It might strike you that I've spent two days talking about the Ann Arbor Pinball Museum and haven't yet got out of the small room in the back and into the main hall. The place was like that. There were something like two hundred pinball machines in the place, and it was open --- that Friday --- for five hours. It's not possible to exhaust the place in that time (even if we hadn't ducked out for a half-hour for a snack and to sit a while and rest; they had a patio outside grilling some foods, which was doing poor business, because it was a chilly and rainy evening), though we'd ended up exhausted.
The hall is just filled with machines. There are a couple spots of obvious organization, as for example a pair of alcoves with 1950s-era machines that proved surprisingly compelling. They don't have the deep rules set or frantic action, but they make up for it with a remarkable grace and magnificent ability to frustrate you as a shot that looks like it should be easy just won't work for crying out loud. It's wonderful.
We realistically could have spent the whole night just on one aisle of games, and there were four of them. Any one aisle would make for an impressive vintage arcade, too; the aisle we started on had a blend of the newest machines, as well as classics from the 90s --- The Who's Tommy particularly, and they had an Apollo 13, which has a staggering 13-ball multiball, but which I failed to get the chance to play. It was always packed. More historic machines were there, too; bunny_hugger eagerly texted her brother when she found Haunted House, an early-80s classic, with three levels, that he'd loved back in the day and envied us for finding.
And yet we kept discovering new machines, including Viper with its curious Sorayama-esque robot wrapping a snake around her, or the supremely weird entries like Embryon or Elektra or Vector that look like a severely 70s science fiction novel exploded onto the backglass, or Farfalla, an early-80s Italian game that's just set in a fairyland. Who'd imagined such things even existed?
They had a special treat for me: Strange Science, which was one of the first pinball machines I ever played regularly, back as an undergraduate. On playing it for the first time after decades of remembering it, I'd say ... well, it's pretty good. A shot that I could never make back in the day I still can't make, but maybe if I had a couple more games to rehearse on I'd have the chance.

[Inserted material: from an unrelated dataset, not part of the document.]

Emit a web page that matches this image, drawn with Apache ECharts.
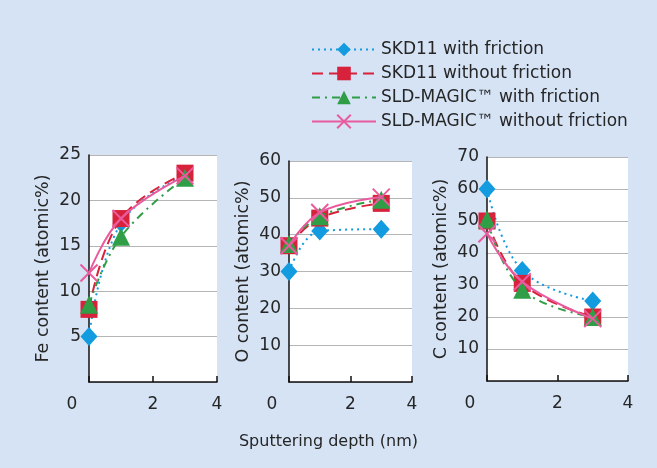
<!DOCTYPE html>
<html>
<head>
<meta charset="utf-8">
<script src="https://cdn.jsdelivr.net/npm/echarts@6/dist/echarts.min.js"></script>
<style>
html,body{margin:0;padding:0;background:#d5e3f5;}
#chart{width:657px;height:468px;}
</style>
</head>
<body>
<div id="chart"></div>
<script>
const depth = [0, 1, 3];
const seriesNames = ['SKD11 with friction', 'SKD11 without friction', 'SLD-MAGIC™ with friction', 'SLD-MAGIC™ without friction'];
const feSkdWith = [5, 17.5, 22.8];
const feSkdWithout = [8, 18, 23];
const feSldWith = [8.5, 16, 22.5];
const feSldWithout = [12, 18, 22.7];
const oSkdWith = [30, 41, 41.5];
const oSkdWithout = [37, 44.5, 48.5];
const oSldWith = [37.5, 45, 49.5];
const oSldWithout = [37, 46, 50.2];
const cSkdWith = [60, 34.5, 25];
const cSkdWithout = [50, 30.5, 20];
const cSldWith = [50.5, 28.5, 20];
const cSldWithout = [46, 31, 19.5];
const yNames = ['Fe content (atomic%)', 'O content (atomic%)', 'C content (atomic%)'];
const yMax = [25, 60, 70];
const yInterval = [5, 10, 10];
const xTitle = 'Sputtering depth (nm)';

const panels = [
  [feSkdWith, feSkdWithout, feSldWith, feSldWithout],
  [oSkdWith, oSkdWithout, oSldWith, oSldWithout],
  [cSkdWith, cSkdWithout, cSldWith, cSldWithout]
];

const font = "'DejaVu Sans', sans-serif";
const fs = 17;
const textColor = '#262626';
const styles = [
  {color: '#139be0', type: [2, 4], symbol: 'diamond', size: [17, 19]},
  {color: '#d8213a', type: [11, 6], symbol: 'rect', size: 17},
  {color: '#2f9e47', type: [8, 5, 2, 5], symbol: 'triangle', size: 18},
  {color: '#ea5b9d', type: 'solid', symbol: 'path://M0,0L10,10M10,0L0,10', size: 17}
];

const grids = [
  {left: 89, top: 155, width: 128, height: 227},
  {left: 289, top: 161, width: 123, height: 221},
  {left: 487, top: 157, width: 141, height: 224}
];

const xAxes = grids.map((g, i) => ({
  type: 'value', gridIndex: i, min: 0, max: 4, interval: 2,
  axisLine: {show: true, lineStyle: {color: '#111', width: 1.5}},
  axisTick: {show: true, inside: true, length: 6, lineStyle: {color: '#111', width: 1.5}},
  splitLine: {show: false},
  axisLabel: {
    fontSize: fs, color: textColor, fontFamily: font, margin: 14,
    formatter: v => v === 0 ? '{z|0}' : String(v),
    rich: {z: {fontSize: fs, color: textColor, fontFamily: font, padding: [0, 34, 0, 0]}}
  }
}));

const yAxes = grids.map((g, i) => ({
  type: 'value', gridIndex: i, min: 0, max: yMax[i], interval: yInterval[i],
  name: yNames[i], nameLocation: 'middle', nameGap: 37,
  nameTextStyle: {fontSize: 17.5, color: textColor, fontFamily: font},
  axisLine: {show: true, lineStyle: {color: '#111', width: 1.5}},
  axisTick: {show: false},
  splitLine: {show: true, lineStyle: {color: '#b5b5b5', width: 1}},
  axisLabel: {fontSize: fs, color: textColor, fontFamily: font, margin: 8, showMinLabel: false,
    formatter: v => v === 0 ? '' : String(v)}
}));

const series = [];
panels.forEach((vals, p) => {
  vals.forEach((arr, s) => {
    const st = styles[s];
    const isCross = s === 3;
    series.push({
      name: seriesNames[s], type: 'line', xAxisIndex: p, yAxisIndex: p,
      smooth: 0.4,
      data: depth.map((x, k) => [x, arr[k]]),
      symbol: st.symbol, symbolSize: st.size,
      lineStyle: {color: st.color, width: 2, type: st.type},
      itemStyle: isCross ? {color: 'rgba(0,0,0,0)', borderColor: st.color, borderWidth: 2} : {color: st.color, borderWidth: 0},
      emphasis: {disabled: true},
      z: 2 + s
    });
  });
});

const chart = echarts.init(document.getElementById('chart'));
chart.setOption({
  backgroundColor: '#d5e3f5',
  animation: false,
  grid: grids.map(g => Object.assign({backgroundColor: '#ffffff', show: true, borderWidth: 0}, g)),
  xAxis: xAxes,
  yAxis: yAxes,
  legend: {
    data: seriesNames,
    orient: 'vertical', left: 306, top: 36,
    itemWidth: 64, itemHeight: 17, itemGap: 7,
    textStyle: {fontSize: fs, color: textColor, fontFamily: font}
  },
  graphic: [{
    type: 'text', left: 'center', top: 434, style: {text: xTitle, fontSize: 16, fill: textColor, fontFamily: font}
  }],
  series: series
});
</script>
</body>
</html>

And the last discovery was one of the great ones: they had a Dragon machine, probably the one we'd seen a few weeks before in the Pinball At The Zoo event. It'd probably more accurately be called Hydra, as you're hitting down targets --- weirdly-shaped ones, of a kind I haven't seen on other machines --- representing the monster's heads; with each one you knock down the machine roars electronically. We got to this just as they were closing, and bunny_hugger got a few games in as they were walking around turning off machines for the night. It's a mightily interesting machine.
And some of bunny_hugger's pictures:
- Haunted House, showing two of the levels; there's a third set inside the playfield.
- Viper we did not understand, past that chefmongoose has this album in his collection.
- Embryon is another game apparently based on a forgotten science fiction novel from 1974 that we'll never get the chance to read, alas.
- Dragon has these raised little half-disc targets to knock down. In hindsight this is probably the game we saw as one of the Classic Electromechanical games for the Pinball At The Zoo tournament.
Trivia: The time betwen the vernal equinox to the summer solstice is roughly 92.8 days. Source: Mapping Time: The Calendar and its History, EG Richards.
Currently Reading: Pedestrianism: When Watching People Walk Was America's Favorite Spectator Sport, Matthew Algeo.